One of Cunningham's relatives has told police that on the night of the shooting, she and Cunningham drove to the 2300 block of Hanover Avenue to visit a cousin.

After getting out of his car about 9:40 p.m., Cunningman walked across the street and was approached by three men. The woman said she then heard gunshots and saw Cunningham fall to the ground as the three men fled.

At the time of his indictment by a grand jury in Roanoke Circuit Court, Wilson was being held in the city jail on a charge of violating his probation for an earlier drug charge.

According to court records, Wilson was convicted of possession of cocaine with intent to distribute and was sentenced Nov. 23, 1993, to three years in prison. He was released Sept. 2 on discretionary parole.
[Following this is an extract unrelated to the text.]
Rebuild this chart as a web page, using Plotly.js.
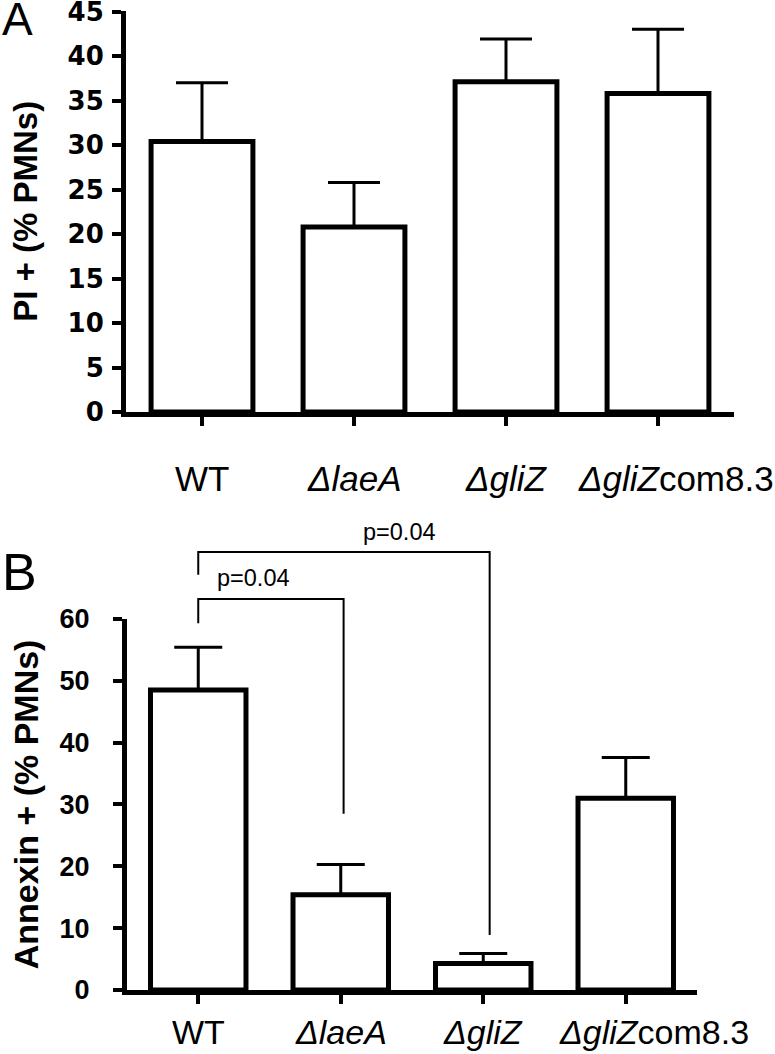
<!DOCTYPE html>
<html>
<head>
<meta charset="utf-8">
<script src="https://cdn.plot.ly/plotly-3.0.1.min.js"></script>
<style>html,body{margin:0;padding:0;background:#fff}#chart{width:775px;height:1054px}</style>
</head>
<body>
<div id="chart"></div>
<script>
// ---------- data ----------
const categories = ['WT', 'ΔlaeA', 'ΔgliZ', 'ΔgliZcom8.3'];
const tickLabels = ['WT', '<i>ΔlaeA</i>', '<i>ΔgliZ</i>', '<i>ΔgliZ</i>com8.3'];
const piValues = [30.4, 20.8, 37.1, 35.8];          // panel A: PI+ (% PMNs)
const piErrors = [6.6, 5.0, 4.8, 7.2];              // panel A: upper error
const piTicks = [0, 5, 10, 15, 20, 25, 30, 35, 40, 45];
const annexinValues = [48.5, 15.4, 4.3, 31.0];      // panel B: Annexin+ (% PMNs)
const annexinErrors = [6.9, 4.9, 1.6, 6.6];         // panel B: upper error
const annexinTicks = [0, 10, 20, 30, 40, 50, 60];
const comparisons = [
  {from: 0, to: 1, label: 'p=0.04'},
  {from: 0, to: 2, label: 'p=0.04'}
];

// ---------- layout helpers (positions / styles) ----------
const W = 775, H = 1054;
const px = v => v / W, py = v => 1 - v / H;
const font = 'Liberation Sans, Arial, Helvetica, sans-serif';
const xIdx = categories.map((c, i) => i);

const yMaxA = 45.1;
const domA = {x: [px(126), px(734)], y: [py(412), py(412 - yMaxA * (400.5 / 45))]};
const domB = {x: [px(127), px(697)], y: [py(990), py(618.8)]};
const yMaxB = 60;
const bracketTopPx = 492; // extra room above panel B for brackets
const yRangeB3 = yMaxB * (990 - bracketTopPx) / (990 - 618.8);

// bracket geometry (data units of panel B)
const bracketStyle = [
  {top: 63.2, leftEnd: 59.3, rightEnd: 28.5, rightNudge: 0.02, textX: 0.385, textY: 66.6},
  {top: 70.8, leftEnd: 67.1, rightEnd: 8.9,  rightNudge: 0.045, textX: 1.415, textY: 74.0}
];

const bx = [], by = [];
comparisons.forEach((c, k) => {
  const s = bracketStyle[k];
  const xr = c.to + s.rightNudge;
  bx.push(c.from, c.from, xr, xr, null);
  by.push(s.leftEnd, s.top, s.top, s.rightEnd, null);
});

const zeros = categories.map(() => 0);
const barStyle = {color: '#ffffff', line: {color: '#000000', width: 5}};

const traces = [
  {type: 'bar', x: xIdx, y: piValues, xaxis: 'x', yaxis: 'y', marker: barStyle,
   error_y: {type: 'data', symmetric: false, array: piErrors, arrayminus: zeros,
             color: '#000', thickness: 3, width: 26}, hoverinfo: 'skip'},
  {type: 'bar', x: xIdx, y: annexinValues, xaxis: 'x2', yaxis: 'y2', marker: barStyle,
   error_y: {type: 'data', symmetric: false, array: annexinErrors, arrayminus: zeros,
             color: '#000', thickness: 3, width: 24}, hoverinfo: 'skip'},
  {type: 'scatter', mode: 'lines', x: bx, y: by, xaxis: 'x2', yaxis: 'y3',
   line: {color: '#000', width: 2}, connectgaps: false, hoverinfo: 'skip'}
];

const axisCommon = {showline: true, linecolor: '#000', linewidth: 5, ticks: 'outside',
  tickcolor: '#000', tickwidth: 4, showgrid: false, zeroline: false, fixedrange: true,
  automargin: false, ticklabeloverflow: 'allow'};

const annotations = [];
tickLabels.forEach((t, i) => {
  const shiftA = i === 3 ? 18 : 0;
  const shiftB = i === 3 ? 28 : 0;
  annotations.push({text: t, x: i, xref: 'x', y: py(478), yref: 'paper', xanchor: 'center',
    yanchor: 'middle', showarrow: false, xshift: shiftA, font: {family: font, size: 35, color: '#000'}});
  annotations.push({text: t, x: i, xref: 'x2', y: py(1032), yref: 'paper', xanchor: 'center',
    yanchor: 'middle', showarrow: false, xshift: shiftB, font: {family: font, size: 34, color: '#000'}});
});
comparisons.forEach((c, k) => {
  const s = bracketStyle[k];
  annotations.push({text: c.label, x: s.textX, xref: 'x2', y: s.textY, yref: 'y3',
    xanchor: 'center', yanchor: 'middle', showarrow: false,
    font: {family: font, size: 23.5, color: '#000'}});
});
annotations.push({text: 'A', x: 0, xref: 'paper', y: py(25), yref: 'paper', xanchor: 'left',
  yanchor: 'middle', yshift: 6, showarrow: false, font: {family: font, size: 46, color: '#000'}});
annotations.push({text: 'B', x: 0, xref: 'paper', y: py(572), yref: 'paper', xanchor: 'left',
  yanchor: 'middle', showarrow: false, font: {family: font, size: 52, color: '#000'}});

const layout = {
  width: W, height: H, margin: {l: 0, r: 0, t: 0, b: 0},
  paper_bgcolor: '#fff', plot_bgcolor: 'rgba(0,0,0,0)', showlegend: false,
  bargap: 0.33, font: {family: font, color: '#000'},
  xaxis: Object.assign({}, axisCommon, {domain: domA.x, anchor: 'y', range: [-0.5, 3.5],
    tickvals: xIdx, showticklabels: false, ticklen: 9}),
  yaxis: Object.assign({}, axisCommon, {domain: domA.y, anchor: 'x', range: [0, yMaxA],
    tickmode: 'array', tickvals: piTicks, ticktext: piTicks.map(String),
    ticklen: 9, ticklabelstandoff: 3,
    tickfont: {family: 'DejaVu Sans, sans-serif', size: 26, weight: 700, color: '#000'},
    title: {text: 'PI + (% PMNs)', standoff: 22,
      font: {family: font, size: 33, weight: 700, color: '#000'}}}),
  xaxis2: Object.assign({}, axisCommon, {domain: domB.x, anchor: 'y2', range: [-0.5, 3.5],
    tickvals: xIdx, showticklabels: false, ticklen: 9}),
  yaxis2: Object.assign({}, axisCommon, {domain: domB.y, anchor: 'x2', range: [0, yMaxB],
    tickmode: 'array', tickvals: annexinTicks, ticktext: annexinTicks.map(String),
    ticklen: 9, ticklabelstandoff: 18,
    tickfont: {family: font, size: 27, weight: 700, color: '#000'},
    title: {text: 'Annexin + (% PMNs)', standoff: 12,
      font: {family: font, size: 34, weight: 700, color: '#000'}}}),
  yaxis3: {domain: [domB.y[0], py(bracketTopPx)], anchor: 'x2', range: [0, yRangeB3],
    visible: false, showgrid: false, zeroline: false, fixedrange: true},
  annotations: annotations
};

Plotly.newPlot('chart', traces, layout, {staticPlot: true, displayModeBar: false});
</script>
</body>
</html>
Authorities later filed a motion to have probation revoked, citing Wilson's failure to follow instructions from his probation officer, his changing residences without permission, and his "violation of other conditions of his suspended sentence."

In his initiative to abolish parole in Virginia, Gov. George Allen has spoken often about offenders who commit violent acts after serving just a fraction of their sentences under the state's "liberal, lenient parole system." But as a first-time, nonviolent offender, Wilson likely would not have served a longer sentence under Allen's plan, which was approved this year by the General Assembly.